Benedicte began designing pieces, and along with Raja, they decided to work with people that were “outside the traditional job market.” They connected with a team of disabled and unskilled ironworkers who, at the time, were only cutting metal tubes for wheelchairs. They then partnered with this team and the largest local Lebanese NGO, L’Arc en Ciel (Rainbow), which was already employing people with special needs. In 2005, production began. At the beginning, the leader of the ironworkers, Omar, created Beyt’s first piece – a table made out of an old gate. “Originally, he looked at the gate and said, ‘What are you doing with this? This is a piece of junk, throw it away.’ Benedicte convinced him to give it a try and when he completed the piece, he marveled at his own achievement,” says Moubarak. Since then, all of their pieces have been created in Lebanon and exported around the world.

“Our mission is restore the unseen value of the broken. We are a blended company. We blend throughout our process. For example, over 90 percent of every piece is made out of recycled materials. We only work with people who have been broken – either their dignity or if they are disabled, or people who have no access to the job market. Reconciliation is part of what we do,” says Moubarak. “There is a lot of sectarian tension in Lebanon. How can you work with Muslims, Christians, and others to restore something that they could have contributed to breaking during the war when they fought against each other?”

Initially, Beyt by 2b Design sold items mainly in Lebanon, but also in Europe, including France, the U.K., Switzerland and Hong Kong. In 2013, they opened their first storefront in the USA in Cambridge. “We thought – there is an element of reconciliation between the East and West that is not being addressed. Americans often have this negative perception of Middle Easterners, and for the most part the reverse is true. How can we bring to the U.S. elements of the local Lebanon heritage and show U.S. customers that there is a beauty that can come out of Lebanon – not just violence and conflict?

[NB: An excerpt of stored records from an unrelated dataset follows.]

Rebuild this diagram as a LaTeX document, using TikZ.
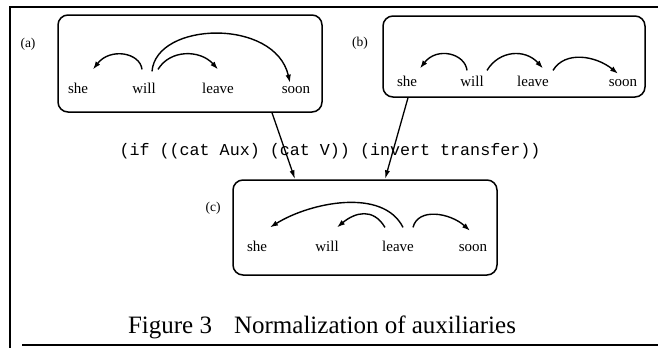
\documentclass[tikz,border=0pt]{standalone}
\usepackage{fontspec}
\setmainfont{Liberation Serif}
\setmonofont{Liberation Mono}
\usetikzlibrary{arrows.meta}
\begin{document}
\begin{tikzpicture}[x=1pt,y=-1pt,
  word/.style={font=\fontsize{15}{16}\selectfont, inner sep=0pt, anchor=base},
  lab/.style={font=\fontsize{13.5}{15}\selectfont, inner sep=0pt},
  box/.style={draw, line width=1.5pt, rounded corners=10pt, inner sep=0pt},
  frame/.style={line width=1.5pt},
  dep/.style={line width=1.4pt, -{Latex[length=8pt,width=5.5pt]}},
  link/.style={line width=1.3pt, -{Latex[length=9pt,width=5pt]}},
  ]
\useasboundingbox (0,0) rectangle (658,348);
% outer frame
\draw[frame] (658,7) -- (10,7) -- (10,348);
\draw[frame] (22,345) -- (658,345);

% box (a)
\node[box, minimum width=264pt, minimum height=97pt] (boxa) at (190,63.5) {};
\node[lab] (laba) at (28,44) {(a)};
\node[word] (a-she) at (78,93) {she};
\node[word] (a-will) at (144,93) {will};
\node[word] (a-leave) at (218,93) {leave};
\node[word] (a-soon) at (296,93) {soon};
\draw[dep] ([shift={(-2,-13)}]a-will.north) .. controls +(-2,-17) and +(17,-22) .. ([shift={(15,-13)}]a-she.north);
\draw[dep] ([shift={(14,-13)}]a-will.north) .. controls +(12,-20) and +(-18,-20) .. ([shift={(0,-13)}]a-leave.north);
\draw[dep] ([shift={(8,-11)}]a-will.north) .. controls +(4,-50) and +(-15,-65) .. ([shift={(-6,-3)}]a-soon.north);

% box (b)
\node[box, minimum width=262pt, minimum height=81pt] (boxb) at (514,56.5) {};
\node[lab] (labb) at (360,43) {(b)};
\node[word] (b-she) at (407,86) {she};
\node[word] (b-will) at (472,86) {will};
\node[word] (b-leave) at (533,86) {leave};
\node[word] (b-soon) at (623,86) {soon};
\draw[dep] ([shift={(-5,-5)}]b-will.north) .. controls +(-2,-17) and +(17,-22) .. ([shift={(13,-7)}]b-she.north);
\draw[dep] ([shift={(15,-5)}]b-will.north) .. controls +(12,-20) and +(-18,-20) .. ([shift={(10,-7)}]b-leave.north);
\draw[dep] ([shift={(20,-5)}]b-leave.north) .. controls +(12,-20) and +(-22,-18) .. ([shift={(-5,-5)}]b-soon.north);

% box (c)
\node[box, minimum width=264pt, minimum height=95pt] (boxc) at (365,227.5) {};
\node[lab] (labc) at (213,208) {(c)};
\node[word] (c-she) at (257,251) {she};
\node[word] (c-will) at (327,251) {will};
\node[word] (c-leave) at (398,251) {leave};
\node[word] (c-soon) at (473,251) {soon};
\draw[dep] ([shift={(5,-13)}]c-leave.north) .. controls +(-20,-40) and +(40,-25) .. ([shift={(13,-13)}]c-she.north);
\draw[dep] ([shift={(-13,-13)}]c-leave.north) .. controls +(-12,-20) and +(18,-15) .. ([shift={(10,-13)}]c-will.north);
\draw[dep] ([shift={(15,-13)}]c-leave.north) .. controls +(5,-20) and +(-20,-18) .. ([shift={(-3,-13)}]c-soon.north);

% rule text
\node[font=\fontsize{16.7}{18}\selectfont\ttfamily, inner sep=0pt, anchor=base] (rule) at (330,155) {(if ((cat Aux) (cat V)) (invert transfer))};

% connectors
\draw[link] ([xshift=82pt]boxa.south) -- ([xshift=-70pt]boxc.north);
\draw[link] ([xshift=-106pt]boxb.south) -- ([xshift=20pt]boxc.north);

% caption
\node[font=\fontsize{25}{27}\selectfont, inner sep=0pt, anchor=base] (caption) at (322,333) {Figure 3\hspace{22pt}Normalization of auxiliaries};
\end{tikzpicture}
\end{document}
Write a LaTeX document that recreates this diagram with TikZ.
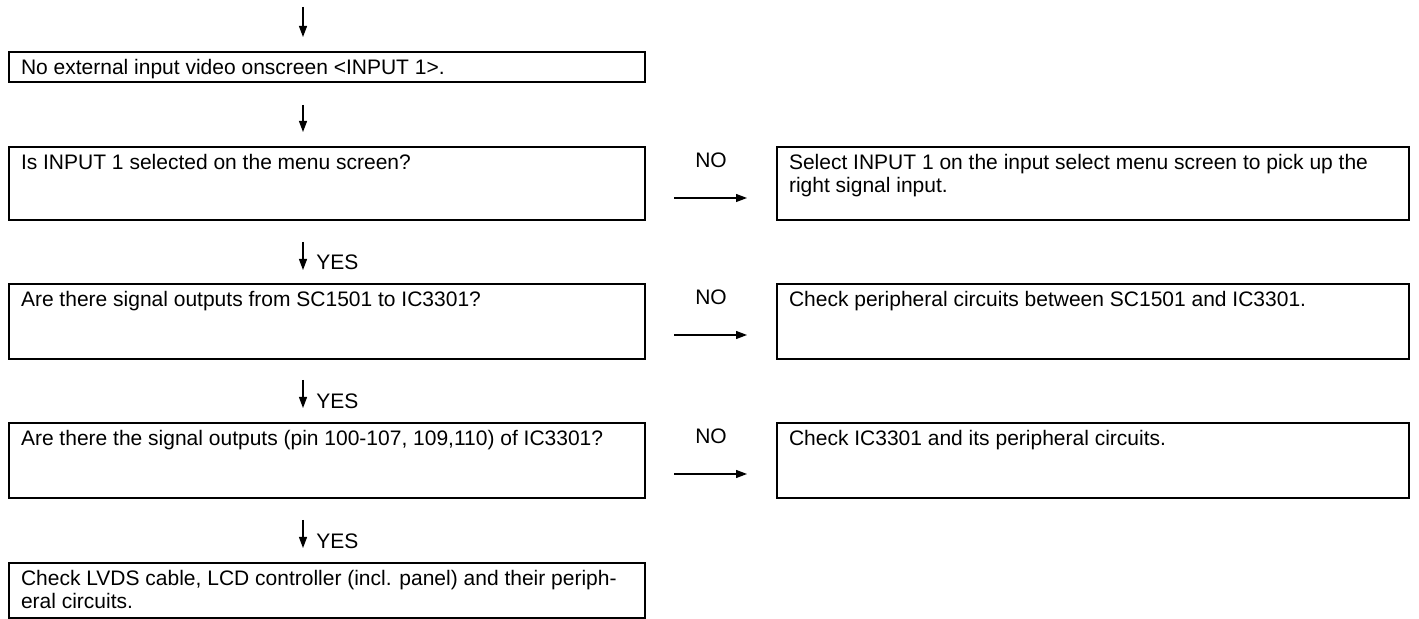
\documentclass[tikz,border=0pt]{standalone}
\usepackage{fontspec}
\setmainfont{Liberation Sans}
\usetikzlibrary{arrows.meta,calc}
\newcommand\fsz{\fontsize{10.5pt}{11.5pt}\selectfont}
\newcommand\bxt[3]{\parbox[t][#2][t]{#1}{\raggedright\strut #3}}
\begin{document}
\begin{tikzpicture}[x=0.5pt,y=-0.5pt,
  box/.style={draw, line width=1pt, anchor=north west, inner xsep=6pt, inner ysep=3pt, font=\fsz},
  arr/.style={line width=0.6pt, -{Triangle[length=5.5pt,width=4pt]}},
  lbl/.style={font=\fsz, inner sep=0pt, anchor=base}]
\fill[white] (0,0) rectangle (1419,619);
\useasboundingbox (0,0) rectangle (1419,619);
% left column
\node[box] (b1) at (8,51) {\bxt{306pt}{9pt}{No external input video onscreen <INPUT 1>.}};
\node[box] (b2) at (8,146) {\bxt{306pt}{30.5pt}{Is INPUT 1 selected on the menu screen?}};
\node[box] (b3) at (8,283) {\bxt{306pt}{31.5pt}{Are there signal outputs from SC1501 to IC3301?}};
\node[box] (b4) at (8,422) {\bxt{306pt}{31.5pt}{Are there the signal outputs (pin 100-107, 109,110) of IC3301?}};
\node[box] (b5) at (8,562) {\bxt{306pt}{21.5pt}{Check LVDS cable, LCD controller (incl. panel) and their periph-\\eral circuits.}};
% right column
\node[box] (r2) at (776,146) {\bxt{304pt}{30.5pt}{Select INPUT 1 on the input select menu screen to pick up the\\right signal input.}};
\node[box] (r3) at (776,283) {\bxt{304pt}{31.5pt}{Check peripheral circuits between SC1501 and IC3301.}};
\node[box] (r4) at (776,422) {\bxt{304pt}{31.5pt}{Check IC3301 and its peripheral circuits.}};
% vertical arrows
\coordinate (top) at (303,7);
\coordinate (col) at (303,0);
\draw[arr, shorten >=7pt] (top) -- (b1.north -| col);
\draw[arr, shorten <=11pt, shorten >=7pt] (b1.south -| col) -- (b2.north -| col);
\draw[arr, shorten <=10.5pt, shorten >=6.5pt] (b2.south -| col) -- (b3.north -| col);
\draw[arr, shorten <=10pt, shorten >=7pt] (b3.south -| col) -- (b4.north -| col);
\draw[arr, shorten <=10.5pt, shorten >=7pt] (b4.south -| col) -- (b5.north -| col);
% YES labels
\node[lbl, anchor=base west] (y3) at ([xshift=6.5pt,yshift=6.5pt]b3.north -| col) {YES};
\node[lbl, anchor=base west] (y4) at ([xshift=6.5pt,yshift=6.5pt]b4.north -| col) {YES};
\node[lbl, anchor=base west] (y5) at ([xshift=6.5pt,yshift=6.5pt]b5.north -| col) {YES};
% horizontal arrows and NO labels
\foreach \l/\r in {b2/r2,b3/r3,b4/r4}{
  \draw[arr, shorten <=14pt, shorten >=14.5pt] ([yshift=-26pt]\l.north east) -- ([yshift=-26pt]\r.north west);
  \node[lbl] (no\r) at ([yshift=-11pt]$(\l.north east)!0.5!(\r.north west)$) {NO};
}
\end{tikzpicture}
\end{document}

By the same token, how can you have people in Lebanon understand that Americans appreciate the work they do and know that Americans don’t consider them terrorists,” says Moubarak. Plus, Moubarak adds, Americans are very concerned with social justice and are very generous people, in terms of donations to charities and different causes. 

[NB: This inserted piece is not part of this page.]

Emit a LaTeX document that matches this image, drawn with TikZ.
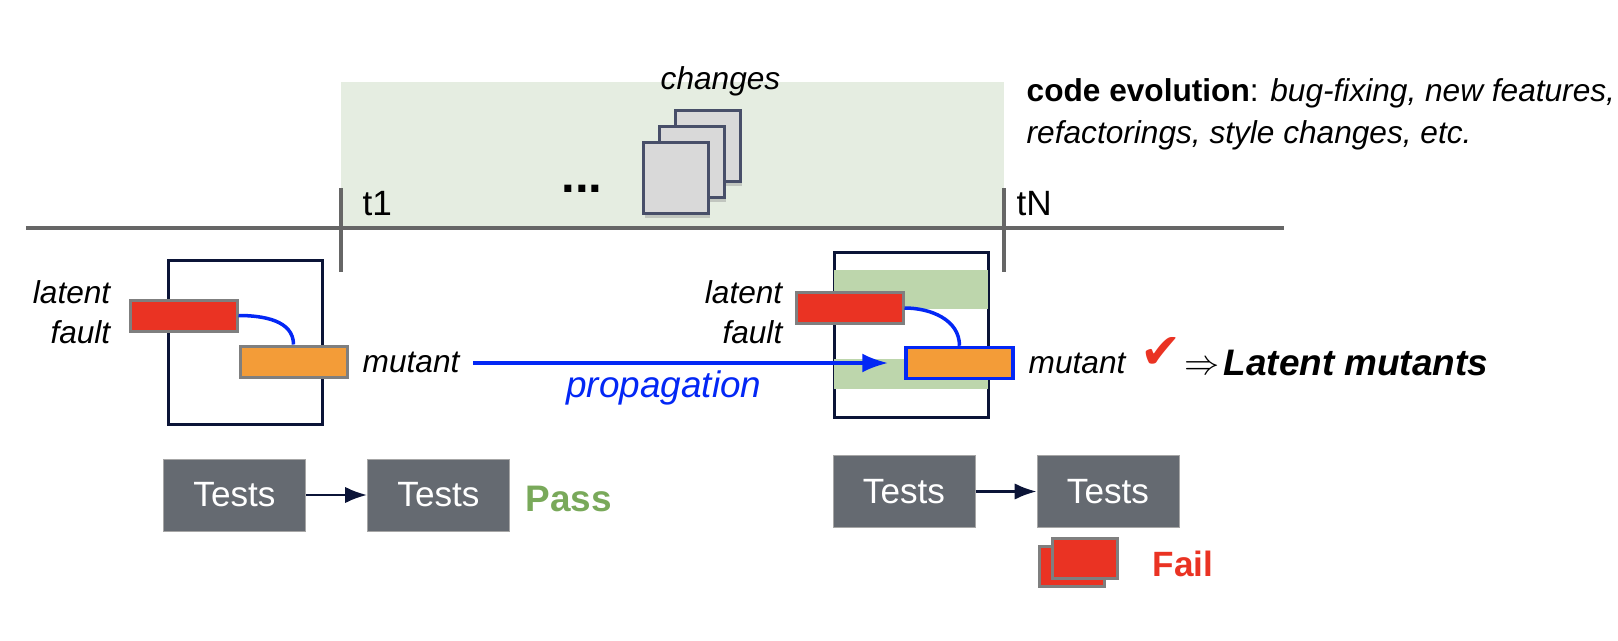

Beyt also has a small workshop in their Cambridge store. They have hired two women – Robin and Loraine, both who have been HOMEless or were addicts. Loraine now creates all of Beyt’s lampshades for the repurposed iron lamps and has garnered media attention from the likes of the BBC for her story of escaping HOMElessness.

“Our aim is to grow and hire more marginalized women,” says Moubarak.

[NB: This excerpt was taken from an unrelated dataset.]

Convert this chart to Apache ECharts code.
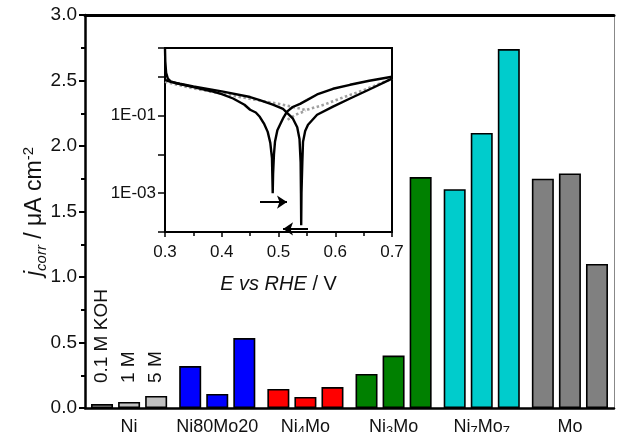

“We don’t get any donations or grants. We are not a non-profit. It would be so much easier if we were . Here we have to compete with the big guys – Crate and Barrel, Anthropolgie, whose stuff is made in China, and many more and it’s difficult.” But Moubarak says that the Boston people have been supportive of the store and they have had a lot of incredible local and national press, which has helped spread awareness about the store.

The Moubarak family travels back and forth between the U.S. and Beirut, but spends a majority of time in Boston throughout the year, because of their kids’ schooling. They vow to continue to spread the good word about Lebanon, inspire the creation of more social enterprises in the Middle East, and create beautiful and inspiring reconciliation art pieces.